Tuesday, March 27, 2018
2:00 PM – 4:00 PM
The George Washington University
Elliott School of International Affairs
1957 E Street NW
Lindner Family Commons, Room 602
Washington, DC 20052
Gallery 102 is proud to present “As The World Watches.” This exhibition presents a select collection of responses to the humanitarian crisis affecting communities in Myanmar (formerly Burma). Like many other countries in our modern era, Myanmar is experiencing an increasingly fractured society and a growing radical movement within their politics. In keeping with some of history’s worst examples of conflict, the rapidly escalating violence in Myanmar is centered around religious and ethnic divisions. Recent riots have caused massive upheaval in the country, bringing long past due attention to the host of human rights issues affecting the Rohingya people. In the wake of this flood, the world has begun to turn its focus on the true cost and scope of a modern genocide. The aim of As The World Watches is to raise awareness of Myanmar’s long history of displaced peoples, and examine how the concept of “Other” has led to the systematic and ongoing annihilation of entire communities. Change can only begin with knowledge.
As part of this series, Gallery 102 and the Sigur Center for Asian Studies will present a film screening of “Left for Dead: Myanmar’s Muslim Minority.” The film shows what VICE News uncovered about its investigation into the violence and discrimination faced by the country’s Muslim minority. Following the screening will be a panel discussion on the film and the broader social, political, and historical context of the situation.
Layla Saad, Gallery 102 Curator & Co-Chair
Dr. Christina Fink, Professor of Practice of International Affairs, GW
Matthew Wells, Senior Crisis Advisor, Amnesty International
Robert Marro, Burma Task Force
About the film:
In recent years, democratic reforms have swept through Myanmar, a country that for decades was ruled by a military junta. As the reforms took hold, however, things were growing progressively worse for the Rohingya, a heavily persecuted ethnic Muslim minority concentrated in the country’s western state of Rakhine.

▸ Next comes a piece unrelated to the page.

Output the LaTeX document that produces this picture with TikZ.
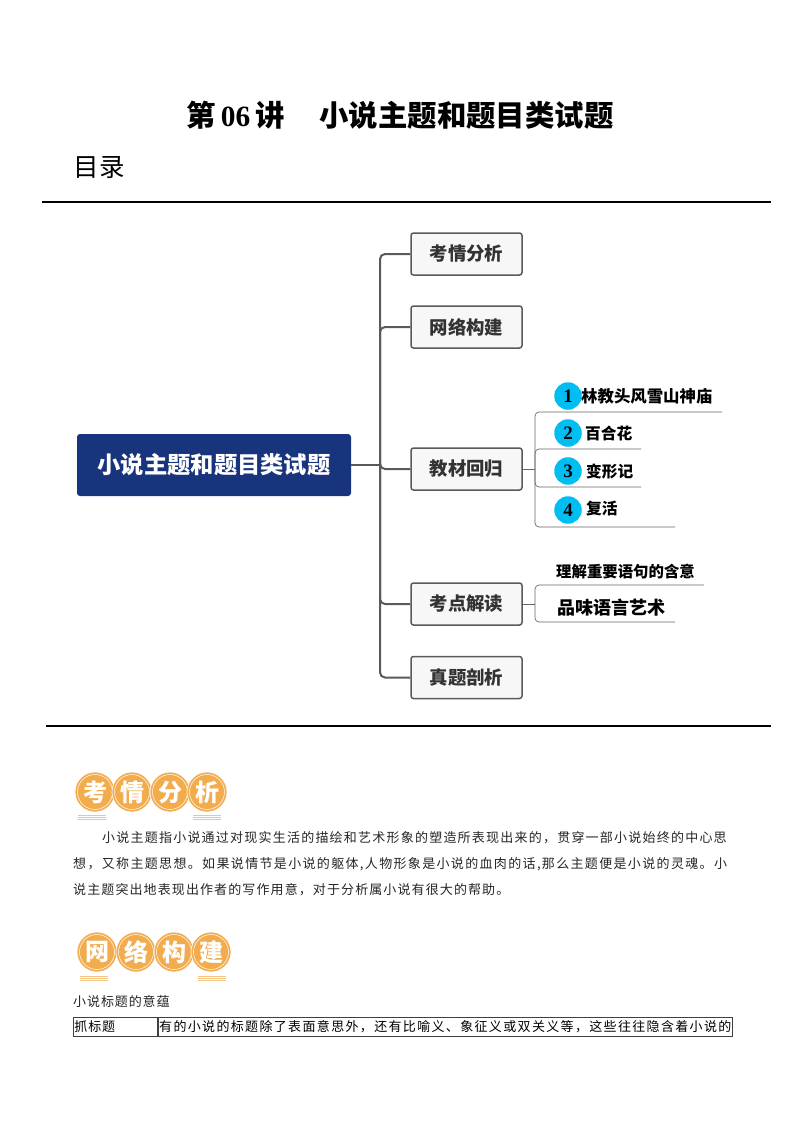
\documentclass[tikz,border=0pt]{standalone}
\usepackage{fontspec}
\setmainfont{Liberation Serif}
\newfontfamily\cjk{Noto Sans CJK SC}
\newcommand{\fsz}[1]{\fontsize{#1}{#1}\selectfont}
\definecolor{navy}{HTML}{17347C}
\definecolor{boxgray}{HTML}{F7F7F7}
\definecolor{linegray}{HTML}{5A5A5A}
\definecolor{cyanball}{HTML}{00BDF2}
\definecolor{orange1}{HTML}{F2AC4E}
\tikzset{
  topicbox/.style={draw=linegray,fill=boxgray,line width=1.5pt,rounded corners=2.5pt,
    minimum width=111pt,minimum height=42pt,inner sep=0pt,text=black!80,font=\cjk\bfseries\fsz{18.4}},
  rootbox/.style={fill=navy,rounded corners=3pt,minimum width=274pt,minimum height=62pt,
    inner sep=0pt,text=white,font=\cjk\bfseries\fsz{23.3}},
  trunk/.style={draw=linegray,line width=2pt,rounded corners=5pt},
  twig/.style={draw=black!60,line width=0.7pt,rounded corners=4pt},
  ball/.style={circle,fill=cyanball,minimum size=27.5pt,inner sep=0pt,font=\bfseries\fsz{19}},
  subtext/.style={anchor=west,inner sep=0pt,font=\cjk\bfseries\fsz{#1}},
  badge/.style={circle,fill=orange1,draw=white,line width=0.6pt,minimum size=40pt,inner sep=0pt,
    text=white,font=\cjk\bfseries\fsz{24}},
  bodytext/.style={anchor=west,inner sep=0pt,text=black!85,font=\cjk\fsz{13}\addfontfeature{LetterSpace=#1}},
  cellbox/.style={draw=black!75,line width=0.8pt,minimum height=19pt,inner sep=0pt},
  rulerline/.style={line width=2pt,black}
}
\begin{document}
\begin{tikzpicture}[x=1pt,y=1pt]
  \useasboundingbox[fill=white] (0,0) rectangle (800,-1132);
  % heading
  \node[inner sep=0pt,font=\cjk\bfseries\fsz{29.4}] (title) at (400,-115)
    {第\,\textrm{06}\,讲\hspace{35pt}小说主题和题目类试题};
  \node[anchor=west,inner sep=0pt,font=\cjk\fsz{25.5}] (toc) at (73.5,-167) {目录};
  \draw[rulerline] (42,-202) -- (771,-202);
  \draw[rulerline] (46,-726) -- (771,-726);
  % mind map
  \node[rootbox] (root) at (214,-465) {小说主题和题目类试题};
  \node[topicbox] (kaoqing) at (466.5,-254) {考情分析};
  \node[topicbox] (wangluo) at (466.5,-327) {网络构建};
  \node[topicbox] (jiaocai) at (466.5,-469) {教材回归};
  \node[topicbox] (kaodian) at (466.5,-604) {考点解读};
  \node[topicbox] (zhenti) at (466.5,-677.5) {真题剖析};
  \coordinate (fork) at (380,-465);
  \draw[trunk] (root.east) -- (fork);
  \foreach \n in {kaoqing,wangluo,jiaocai,kaodian,zhenti}
    \draw[trunk] (fork) |- (\n.west);
  % textbooks
  \coordinate (forka) at (535,-469);
  \coordinate (enda) at (722,-412);
  \coordinate (endb) at (641,-449);
  \coordinate (endc) at (641,-487);
  \coordinate (endd) at (675,-527);
  \draw[twig] (jiaocai.east) -- (forka);
  \foreach \n in {enda,endb,endc,endd}
    \draw[twig] (forka) |- (\n);
  \foreach \i/\y in {1/396,2/433,3/471,4/510}
    \node[ball] (ball\i) at (568,-\y) {\i};
  \node[subtext=16.4] (lin) at (581,-396) {林教头风雪山神庙};
  \node[subtext=15.7] (bai) at (585,-433) {百合花};
  \node[subtext=15.7] (bian) at (586,-471) {变形记};
  \node[subtext=15.7] (fu) at (586,-509) {复活};
  % exam points
  \coordinate (forkb) at (535,-604);
  \coordinate (ende) at (704,-585);
  \coordinate (endf) at (675,-622);
  \draw[twig] (kaodian.east) -- (forkb);
  \foreach \n in {ende,endf}
    \draw[twig] (forkb) |- (\n);
  \node[subtext=15.4] (lijie) at (556,-572) {理解重要语句的含意};
  \node[subtext=18] (pinwei) at (557,-608) {品味语言艺术};
  % badges
  \foreach \x/\t in {95/考,132/情,170/分,207/析}{
    \node[badge] (k\x) at (\x,-792) {\t};
    \draw[white,line width=0.5pt] (k\x) circle (17.5);
  }
  \foreach \x/\t in {97/网,136/络,174/构,211/建}{
    \node[badge] (w\x) at (\x,-952) {\t};
    \draw[white,line width=0.5pt] (w\x) circle (17.5);
  }
  \foreach \x/\y in {78/815,193/815,80/976,198/976}
    \foreach \d in {0,2,4}
      \draw[orange1!70,line width=0.9pt] (\x,-\y-\d) -- ++(28,0);
  % body text
  \node[bodytext=9.4] (lineone) at (102,-838) {小说主题指小说通过对现实生活的描绘和艺术形象的塑造所表现出来的，贯穿一部小说始终的中心思};
  \node[bodytext=10.3] (linetwo) at (73,-864) {想，又称主题思想。如果说情节是小说的躯体,人物形象是小说的血肉的话,那么主题便是小说的灵魂。小};
  \node[bodytext=8.5] (linethree) at (73,-890) {说主题突出地表现出作者的写作用意，对于分析属小说有很大的帮助。};
  \node[bodytext=7] (caption) at (73,-1001) {小说标题的意蕴};
  % table
  \node[cellbox,minimum width=84pt,anchor=west,text width=82pt,align=left] (cella) at (73,-1026.5) {\cjk\fsz{13}\addfontfeature{LetterSpace=7}抓标题};
  \node[cellbox,minimum width=574pt,anchor=west,text width=572pt,align=left] (cellb) at (cella.east) {\cjk\fsz{13}\addfontfeature{LetterSpace=10.3}有的小说的标题除了表面意思外，还有比喻义、象征义或双关义等，这些往往隐含着小说的};
\end{tikzpicture}
\end{document}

The 2012 gang rape and murder of a Buddhist woman by three Muslim men ignited violent riots in which hundreds were killed as Rakhine Buddhists and Rohingya attacked each other. In the following months, tens of thousands of Rohingya were rounded up and forced to live in squalid camps; Human Rights Watch deemed the attacks crimes against humanity that amounted to ethnic cleansing of the Rohingya. Thousands of Rohingya have since attempted to leave the country, fueling the region’s intricate and brutal human trafficking network.